My recommended design for exchanging mutable data with state looks like this:
- Define a managed model of your entity,
- with a defined business key.
- Whenever the state changes,
- publish a full snapshot of the current state
- on a topic with unlimited retention
- and (optionally) compact on the business key.
- Initially, make a full load with all business keys.
- Define tombstone messages for deleted entities referring to the business key.
It is also a good idea, to add a reference to the domain event that triggered the state change.
It is important, that the full current state is included into the message, also known as Event-Carried State Transfer. So, no context or historic messages are needed to build the current state for a consumer. If the full snapshot of the current state does not fit into the payload of the message, it is OK to add a link to retrieve the payload via a GET request.
This architecture requires a component that supports persistent streams (unlimited retention), such as Apache Kafka, HTTP-Feeds, NATS JetStream, or RabbitMQ Streams.
Compaction, also known as deduplication, is a method to delete older entries for one business key. It ensures, that the state of every business entity remains on the topic at least once. This keeps the topic small and reduces the time and inconsistency for consumers that need to read the topic from the beginning.
When an entity gets deleted, we need to notify our consumers to delete it as well. We need the business key and the fact, that it has been deleted. We call this a tombstone message.
Example
In this example, the inventory is published. Whenever the quantity of an article changes, a new message is added to the feed.

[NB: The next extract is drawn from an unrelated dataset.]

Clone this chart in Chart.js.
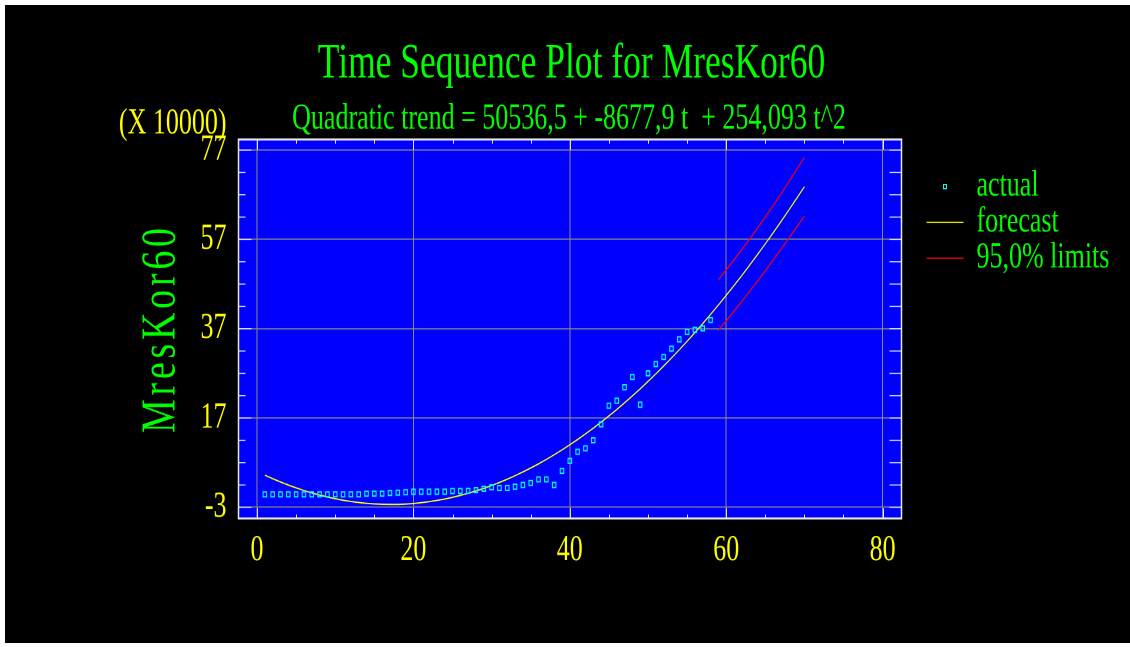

The business key of an article is the SKU, which is defined as subject in the header.
[{
"specversion" : "1.0",
"type" : "org.http-feeds.example.inventory",
"source" : "https://example.http-feeds.org/inventory",
"id" : "1c6b8c6e-d8d0-4a91-b51c-1f56bd04c758",
"time" : "2021-01-01T00:00:01Z",
"subject" : "9521234567899",
"event" : "org.http-feeds.example.events.webshop.order",
"data" : {
"sku": "9521234567899",
"updated": "2022-01-01T00:00:01Z",
"quantity": 5
}
},{
"specversion" : "1.0",
"type" : "org.http-feeds.example.inventory",
"source" : "https://example.http-feeds.org/inventory",
"id" : "292042fb-ab04-4653-af90-19a24032bffe",
"time" : "2021-12-01T00:00:15Z",
"subject" : "9521234512349",
"event" : "org.http-feeds.example.events.logistics.nofind",
"data" : {
"sku": "9521234512349",
"updated": "2022-01-01T00:00:12Z",
"quantity": 0
}
},{
"specversion" : "1.0",
"type" : "org.http-feeds.example.inventory",
"source" : "https://example.http-feeds.org/inventory",
"id" : "fa3e2a22-398c-4d02-ad08-9415e43178e6",
"time" : "2021-01-01T00:00:22Z",
"subject" : "9521234567899",
"event" : "org.http-feeds.example.events.branch.sale",
"data" : {
"sku": "9521234567899",
"updated": "2022-01-01T00:00:21Z",
"quantity": 4
}
},
{
"specversion" : "1.0",
"type" : "org.http-feeds.example.inventory",
"source" : "https://example.http-feeds.org/inventory",
"id" : "06b13630-e4c3-4d85-a669-ce66fc4daa75",
"time" : "2021-12-31T00:00:01Z",
"subject" : "9521234567899",
"event" : "org.http-feeds.example.events.articles.unlisted",
"method": "DELETE"
}
]This example uses CloudEvents event format.
The first message will be deleted after the next compaction run, as a newer message with the same subject 9521234567899 was added to the feed.
The last message is a tombstone message that signals a delete event, so the previous message will also be deleted after compaction.
Alternatives and their Drawbacks
We have seen some patterns quite often, which all come with drawbacks:
- Publish Diffs
- Event sourcing
- Daily snapshots + delta loads
- Change data capture (CDC) on database tables
Publishing only the properties of an entity which have changed, the diffs, is usually a suboptimal idea, as they require distributing business logic to the consumers for building the current state. And, they require that you need to keep your history forever.
Sometimes, we see people to call this pattern Event Sourcing. Event sourcing is an internal persistence strategy that should not be used for cross-system data sharing. Also, using Domain Events for Event Sourcing is generally not a good idea (see Domain Events vs. Event Sourcing)
Daily snapshots and real-time delta feeds seem natural and work. However, they are unnecessarily complex, as you need to pause delta loading when you process a snapshot. You might be out of sync at that period. With compacted state feeds, the separation of snapshots and delta loads is simply not needed.
CDC uses on actual databases. Not great, as we often want to abstract the logical model from the technical model to have the flexibility for changes. However, for legacy applications, this might be a feasible option.
Benefits
Feeds are the connecting asynchronous interfaces in complex software systems and the foundation of a scaled event architectures.
An overview of the benefits of compacted state feeds :
- Real-time updates. Updates are shared in near real-time over asynchronous systems with all consumers.
- Complete data sets. All business entities, identified by their business keys, are available in a topic.
- Replayable. New consumers can consume the feed from the beginning and start building their read model.
- Consistent. With compaction, outdated data gets removed from the feed. Replaying does not need to handle old data or schemas.
- Evolvable. When the schema changes, it is sufficient to publish an update for every entity in the feed. No need to mitigate schema changes forever.
- GDPR-compliant. The payload of deleted entities really gets deleted in the feed after a compaction run. Downstream consumers have a mechanism to trigger deletions as well.
Compacted state feeds combine the benefits of full snapshots and real-time delta processing for mutable business entities while keeping the complexity moderate. It can be implemented based on available technologies, such as Kafka or HTTP endpoints.